Know how to tell a high-class Italian restaurant from a dump? "They don't sell slices." That, plus other nuggets of wisdom, is now available because the uber-popular jukebox musical Jersey Boys has landed again at Playhouse Square.
The melodies rattled off by Frankie Valli and the Four Seasons still have that familiar glow. The production is as slick and smooth as ever, spinning out the story of some rough-around-the-edges (okay, ex-convict) young men who happen to make some of the most memorable music from the mid-'60s.
But there is a level of effervescence and electricity that's missing from this touring troupe. The problem lies with a lead singer who doesn't quite soar, as well as a general lack of comradeship and tension among the various Seasons.
True to the usual MTV script of a band struggling to find its distinctive sound, ramrod risk-taker Tommy DeVito, passive dreamer Nick Massi and falsetto Frankie bounce from one dirtbag club to another, constantly changing the group's focus, not to mention their name (the Travelers, the Four Lovers, the Romans, etc.). Of course, there are interludes when one or more of the fellows is locked up in prison, the "Rahway Academy of the Arts," after seeking ancillary income from various illegal activities.
But when Bob Gaudio, the precocious 15-year-old songwriter of the hit "Short Shorts" hears Frankie hit the high notes on stage, Gaudio decides to join the happy band of crooning felons.

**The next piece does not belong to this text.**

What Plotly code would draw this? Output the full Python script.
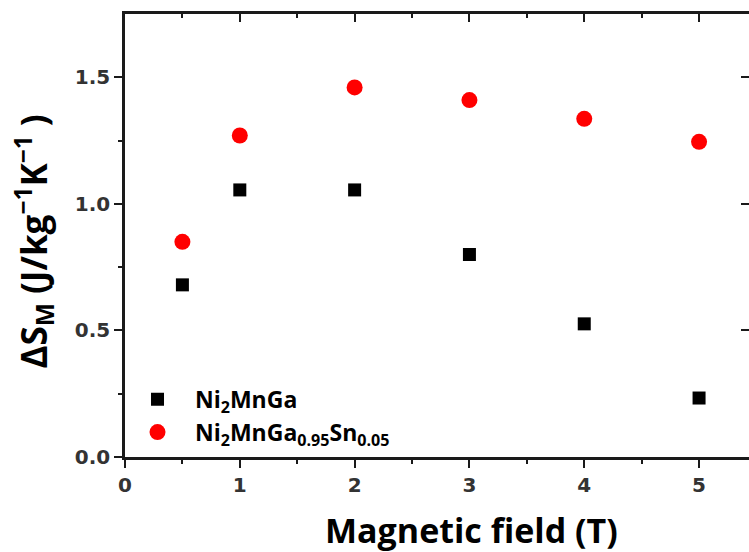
import plotly.graph_objects as go

field = [0.5, 1, 2, 3, 4, 5]
ni2mnga = [0.68, 1.055, 1.055, 0.80, 0.526, 0.233]
ni2mngasn = [0.85, 1.27, 1.46, 1.41, 1.336, 1.245]
name1 = "Ni<sub>2</sub>MnGa"
name2 = "Ni<sub>2</sub>MnGa<sub>0.95</sub>Sn<sub>0.05</sub>"
xtitle = "Magnetic field (T)"
ytitle = "ΔS<sub>M</sub> (J/kg<sup>−1</sup>K<sup>−1</sup> )"

XR = [0, 5.435]
YR = [0, 1.75]

fig = go.Figure()
fig.add_trace(go.Scatter(x=field, y=ni2mnga, mode="markers", name=name1,
                         marker=dict(symbol="square", size=13, color="black"),
                         legendgroup="a"))
fig.add_trace(go.Scatter(x=field, y=ni2mngasn, mode="markers", name=name2,
                         marker=dict(symbol="circle", size=16, color="#ff0000"),
                         legendgroup="b"))
fig.add_trace(go.Scatter(x=[None], y=[None], xaxis="x2", yaxis="y2",
                         showlegend=False, hoverinfo="skip"))

tickfont = dict(family="DejaVu Sans", size=20, color="#333333", weight=700)

fig.update_layout(
    width=749, height=552,
    margin=dict(l=125, r=0, t=14, b=95),
    paper_bgcolor="white", plot_bgcolor="white",
    showlegend=True,
    legend=dict(x=-0.008, y=0.179, xanchor="left", yanchor="top",
                bgcolor="rgba(0,0,0,0)", tracegroupgap=0, itemwidth=65,
                font=dict(family="Open Sans", size=23, color="black", weight=700)),
    xaxis=dict(range=XR, showgrid=False, zeroline=False, showline=True,
               linecolor="#1a1a1a", linewidth=2.5, ticks="outside", ticklen=8,
               tickwidth=2, tickcolor="#1a1a1a", tickvals=[0, 1, 2, 3, 4, 5],
               tickfont=tickfont,
               minor=dict(tickvals=[0.5, 1.5, 2.5, 3.5, 4.5], ticks="outside",
                          ticklen=4, tickwidth=2, tickcolor="#1a1a1a")),
    yaxis=dict(range=YR, showgrid=False, zeroline=False, showline=True,
               linecolor="#1a1a1a", linewidth=2.5, ticks="outside", ticklen=8,
               tickwidth=2, tickcolor="#1a1a1a", tickvals=[0, 0.5, 1.0, 1.5],
               ticktext=["0.0", "0.5", "1.0", "1.5"], tickfont=tickfont,
               minor=dict(tickvals=[0.25, 0.75, 1.25], ticks="outside",
                          ticklen=4, tickwidth=2, tickcolor="#1a1a1a")),
    xaxis2=dict(range=XR, overlaying="x", side="top", anchor="y2",
                showgrid=False, zeroline=False, showline=True,
                linecolor="#1a1a1a", linewidth=2.5, ticks="inside", ticklen=8,
                tickwidth=2, tickcolor="#1a1a1a", tickvals=[0, 1, 2, 3, 4, 5],
                showticklabels=False,
                minor=dict(tickvals=[0.5, 1.5, 2.5, 3.5, 4.5], ticks="inside",
                           ticklen=4, tickwidth=2, tickcolor="#1a1a1a")),
    yaxis2=dict(range=YR, overlaying="y", side="right", anchor="x2",
                showgrid=False, zeroline=False, showline=False,
                ticks="inside", ticklen=8, tickwidth=2, tickcolor="#1a1a1a",
                tickvals=[0, 0.5, 1.0, 1.5], showticklabels=False),
    annotations=[
        dict(text=xtitle, xref="paper", yref="paper", x=0.556, y=-0.165,
             xanchor="center", yanchor="middle", showarrow=False,
             font=dict(family="Open Sans", size=34, color="black", weight=700)),
        dict(text=ytitle, xref="paper", yref="paper", x=-0.147, y=0.487,
             xanchor="center", yanchor="middle", showarrow=False, textangle=-90,
             font=dict(family="Open Sans", size=35, color="black", weight=700)),
    ],
)

fig.write_html("out.html")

Around the same time, the boys are hanging out at a bowling alley that has a partially burnt-out sign that appears to say "OUR SONS." But when an electrician finally fixes it, and it lights up as "FOUR SEASONS," the guys have an epiphany ("It's a sign!") and discover their permanent moniker.
Much of the sound of the Four Seasons can be attributed to producer Bob Crewe, a man given to astrological readings and blunt assessments of the boys' music. As performed by Barry Anderson, Crewe is an amusing bundle of histrionic quirks, but he's indisputably a genuine music maven.
Gaudio starts by writing a song that shows off Valli's extraordinary pipes to maximum effect. Once the guys record "Sherry," it becomes a No.1 hit. And when they follow it up with two more monsters ("Big Girls Don't Cry" and "Walk Like a Man"), the group is on its trajectory to stardom. Naturally, the loose canon Tommy (played with an appropriately short fuse by Nicolas Dromard) finds a way to get himself sunk deep in debt, and eventually the others decide to bail him out of a more than a $.5 million hole (that was real money back in the day).
Then there are the personal issues the boys face, including an unspeakable tragedy within Frankie's family. Eventually Valli starts a solo career with the international sensation, "My Eyes Adored You." By utilizing live video recording along with archival video and cartoon graphics, the production moves through all these stories with seamless efficiency.
Quinn VanAntwerp returns to town as Gaudio and still manages to capture some of that very young man's innocence, even if the actor's receding hairline sends a different signal. And Adam Zelasko gets some laughs as the deadpan Massi, although his bass singing feels a bit thin and unsupported.
In the central and unforgiving role of Valli, Hayden Milanes gives it his best shot. But he doesn't possess the true, pure falsetto of Joseph Leo Bwarie, who played this role in at least two previous companies that visited here. As a result, those magical high notes don't quite pierce the heart as they have in the past.
But if you love these tunes, this version of Jersey Boys will bring memories flooding back. There just may be a few goose bumps missing.
Jersey boys: Through May 18, 1615 Euclid Ave., 216-241-6000, playhousesquare.org.